It was a pleasure to see Arnold Relman and Marcia Angell receive such well-deserved visibility in yesterday’s New York Times for their campaigns against the “commercial exploitation of medicine.” Drs. Relman and Angell are both former editors of The New England Journal of Medicine, together and separately, from 1977 to 2000. They are also husband and wife since 2009. He’s 88 and retired, and she’s 72 and still teaches at Harvard Medical School.
Relman and Angell built the NEJM into a formidable editorial platform during their tenures as editors. Much of this came from the quality of the research that they published. But it also derived from their willingness to challenge Big Pharma’s insidious attempt to corrupt the independence of doctors, medical journals, medical education and patients. Here were two highly esteemed physician-editors using the sheer credibility of research and their journal’s reputation to face down the multi-billion pharmaceutical industry, which has unleashed a veritable hydra of wily, unethical schemes to boost profits.
Among them: undisclosed industry payments to researchers to produce studies that make a new drug look good; undisclosed industry payments to leading physicians to teach courses that have the effect of promoting certain drugs and medical devices; undisclosed industry junkets and gifts to physicians to try to encourage more prescriptions of certain medications. And so on.
Under Relman, starting in 1984, The New England Journal of Medicine became the first medical journal to require authors to disclose any financial ties to the subjects they were writing about, and to publicly disclose those ties. Angell opposed a plan to use the New England Journal of Medicine’s brand name to help sell newsletters and conferences – a stance that may have led to her departure as editor within two years.

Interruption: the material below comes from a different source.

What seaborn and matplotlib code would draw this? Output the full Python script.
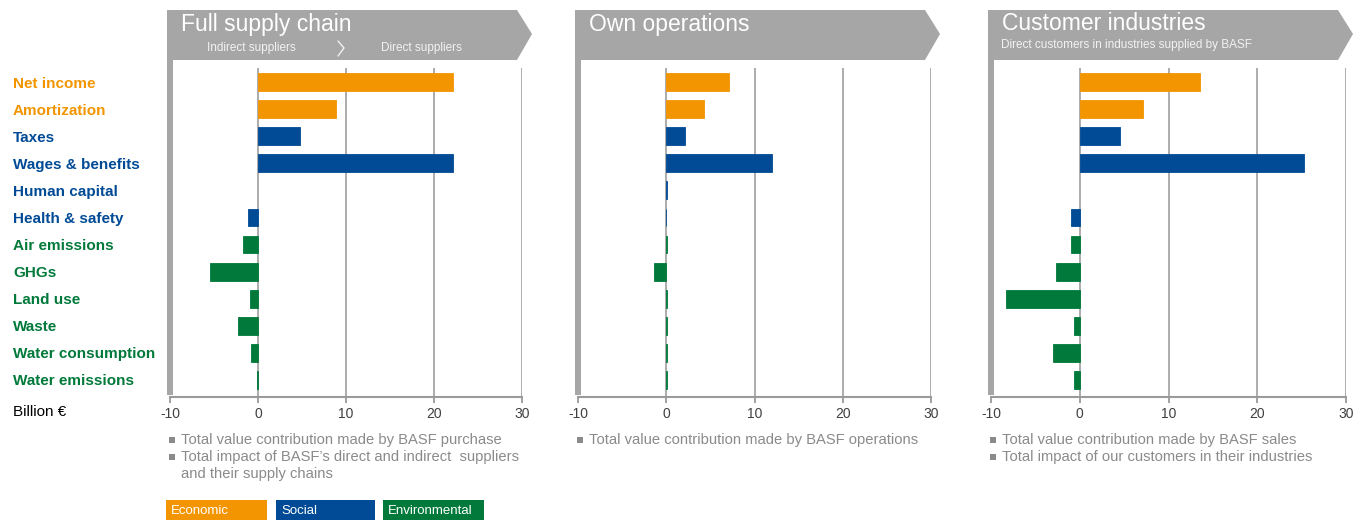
import matplotlib
matplotlib.use("Agg")
import matplotlib.pyplot as plt
from matplotlib.patches import Polygon, Rectangle
import seaborn as sns
import pandas as pd

sns.set_theme(style="white")
plt.rcParams['font.family'] = ['Liberation Sans', 'DejaVu Sans']

categories = ['Net income', 'Amortization', 'Taxes', 'Wages & benefits', 'Human capital',
              'Health & safety', 'Air emissions', 'GHGs', 'Land use', 'Waste',
              'Water consumption', 'Water emissions']
groups = ['Economic', 'Economic', 'Social', 'Social', 'Social', 'Social',
          'Environmental', 'Environmental', 'Environmental', 'Environmental',
          'Environmental', 'Environmental']
group_order = ['Economic', 'Social', 'Environmental']
group_colors = ['#F39500', '#004A96', '#00793A']

supply_chain = [22.2, 8.9, 4.8, 22.2, 0.0, -1.1, -1.7, -5.4, -0.9, -2.3, -0.8, -0.15]
own_operations = [7.1, 4.3, 2.1, 12.0, 0.1, -0.05, 0.05, -1.4, 0.05, 0.05, 0.05, 0.05]
customer_industries = [13.5, 7.1, 4.5, 25.3, 0.0, -1.0, -1.0, -2.7, -8.3, -0.7, -3.0, -0.7]

panel_titles = ['Full supply chain', 'Own operations', 'Customer industries']
x_ticks = [-10, 0, 10, 20, 30]

footnotes = [
    ['Total value contribution made by BASF purchase',
     "Total impact of BASF\u2019s direct and indirect  suppliers\nand their supply chains"],
    ['Total value contribution made by BASF operations'],
    ['Total value contribution made by BASF sales',
     'Total impact of our customers in their industries'],
]

W, H = 1359, 520
GREY = '#A6A6A6'
AX_GREY = '#9A9A9A'
NOTE_GREY = '#8A8A8A'


def rect(l, t, r, b):
    return [l / W, 1 - b / H, (r - l) / W, (b - t) / H]


fig = plt.figure(figsize=(W / 100, H / 100), dpi=100)

# overlay axes in pixel coordinates for the decoration
ov = fig.add_axes([0, 0, 1, 1], zorder=0)
ov.set_xlim(0, W)
ov.set_ylim(H, 0)
ov.axis('off')

panel_x = [(170, 522), (578, 931), (991, 1346)]
values = [supply_chain, own_operations, customer_industries]
colors = dict(zip(group_order, group_colors))

for i, ((left, right), vals) in enumerate(zip(panel_x, values)):
    ax = fig.add_axes(rect(left, 68, right, 397), zorder=1)
    ax.patch.set_alpha(0)
    df = pd.DataFrame({'category': categories, 'value': vals, 'group': groups})
    sns.barplot(data=df, x='value', y='category', hue='group', hue_order=group_order,
                palette=group_colors, saturation=1, dodge=False, legend=False,
                width=0.66, orient='h', ax=ax, zorder=3)
    # edges in the bar colour so tiny values still show as thin lines
    for p in ax.patches:
        if p.get_width() == 0:
            p.set_visible(False)
        p.set_edgecolor(p.get_facecolor())
        p.set_linewidth(0.6)
    ax.set_xlim(-10, 30)
    ax.set_ylim(11.63, -0.52)
    for gx in [0, 10, 20, 30]:
        ax.axvline(gx, color=GREY, lw=1.3, zorder=1)
    ax.set_xticks(x_ticks)
    ax.set_xticklabels([str(t) for t in x_ticks])
    ax.tick_params(axis='x', direction='out', length=4, width=1.3, color=AX_GREY,
                   labelsize=10, labelcolor='#404040', pad=3, bottom=True)
    for side in ['top', 'right', 'left']:
        ax.spines[side].set_visible(False)
    ax.spines['bottom'].set_color(AX_GREY)
    ax.spines['bottom'].set_linewidth(1.5)
    ax.set_xlabel('')
    ax.set_ylabel('')
    if i == 0:
        ax.set_yticks(range(len(categories)))
        ax.set_yticklabels(categories)
        ax.tick_params(axis='y', length=0, pad=113, labelsize=11)
        for lab, g in zip(ax.get_yticklabels(), groups):
            lab.set_ha('left')
            lab.set_color(colors[g])
            lab.set_fontweight('bold')
    else:
        ax.set_yticks([])

    # header arrow and thick left bar
    hl = left - 3
    body_r = hl + 350
    ov.add_patch(Polygon([(hl, 10), (body_r, 10), (body_r + 15, 34), (body_r, 60), (hl, 60)],
                         closed=True, facecolor=GREY, edgecolor='none'))
    ov.add_patch(Rectangle((hl, 60), 6, 335, facecolor=GREY, edgecolor='none'))
    ov.text(hl + 14, 24, panel_titles[i], color='white', fontsize=16.5,
            ha='left', va='center')

    # footnotes with square bullets
    y = 440
    for note in footnotes[i]:
        ov.add_patch(Rectangle((hl + 2, y - 3), 6, 6, facecolor=NOTE_GREY, edgecolor='none'))
        lines = note.split('\n')
        for j, line in enumerate(lines):
            ov.text(hl + 14, y + 17 * j, line, color=NOTE_GREY, fontsize=10.6,
                    ha='left', va='center')
        y += 17 * len(lines)

# header subtitles
ov.text(207, 48, 'Indirect suppliers', color='#F2F2F2', fontsize=8.5, ha='left', va='center')
ov.plot([338, 344, 338], [41, 48, 56], color='#F2F2F2', lw=1)
ov.text(381, 48, 'Direct suppliers', color='#F2F2F2', fontsize=8.5, ha='left', va='center')
ov.text(1001, 45, 'Direct customers in industries supplied by BASF', color='#F2F2F2',
        fontsize=8.5, ha='left', va='center')

ov.text(13, 412, 'Billion \u20ac', color='black', fontsize=11, ha='left', va='center')

# colour legend boxes
for (l, r), name, c in zip([(166, 267), (276, 375), (383, 484)], group_order, group_colors):
    ov.add_patch(Rectangle((l, 500), r - l, 20, facecolor=c, edgecolor='none'))
    ov.text(l + 5, 511, name, color='white', fontsize=9.5, ha='left', va='center')

fig.savefig('out.png', dpi=100)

Last year, Angell produced a memorable two-part series in the New York Review of Books documenting that ineffectiveness of most drugs used to treat mental illness – drugs that are, however, tremendously lucrative for their manufacturers. She said, “I think it is genuinely difficult to know what to believe in clinical research now. There are a lot of grubs crawling around under there.” Dr. Rehlman has written, "We should now allow the medical-industrial complex to distort our health care system to its own entrepreneurial ends, adding that medicine must "serve patients first and sockholders second."
Following the tepid “objectivity” of conventional journalism, the New York Times quotes a number of critics without attempting to ferret out the truth -- a.k.a. "balance." The libertarian-minded law professor Richard A. Epstein is allowed to accuse Relman and Angell of ignorance: “They understand medicine pretty well. The moment they start talking about industry – oy gevalt! They have a deep difficulty understanding the issues…..All they can talk about is greed.”
Yet Times reporter Abigail Zuger declines to probe this accusation or provide any details clarifying how exactly Relman and Angell are supposedly naïve or mistaken. That would presumably enter into a “values zone” that the Times is not prepared to adjudicate – so we readers are left to project our own biases rather than be provided facts.
In this context of faux-neutrality and genteel respectability, it takes courage to step out of line and criticize the big-money players for being scam artists, as Relman and Angell have done. It is is impressive for Relman to have baldly called the health insurance industry “a parasite on the health care system” and to call for a single-payer nonprofit system financed by taxpayers. It is refreshing for Relman and Angell to dismiss “those who choose to believe” that investor-run pharmaceutical companies may have higher ideals than shareholder profit.
The corporate enclosure of health care is one of the most serious human rights abuses of our time, at least in the U.S. It has been notoriously difficult for critics to withstand concerted industry attempts to discredit them, especially if they have medical credentials. Which is why I wish Drs. Relman and Angell many more years to apply their hard-won expertise and courage in the service of independent medicine and better health care.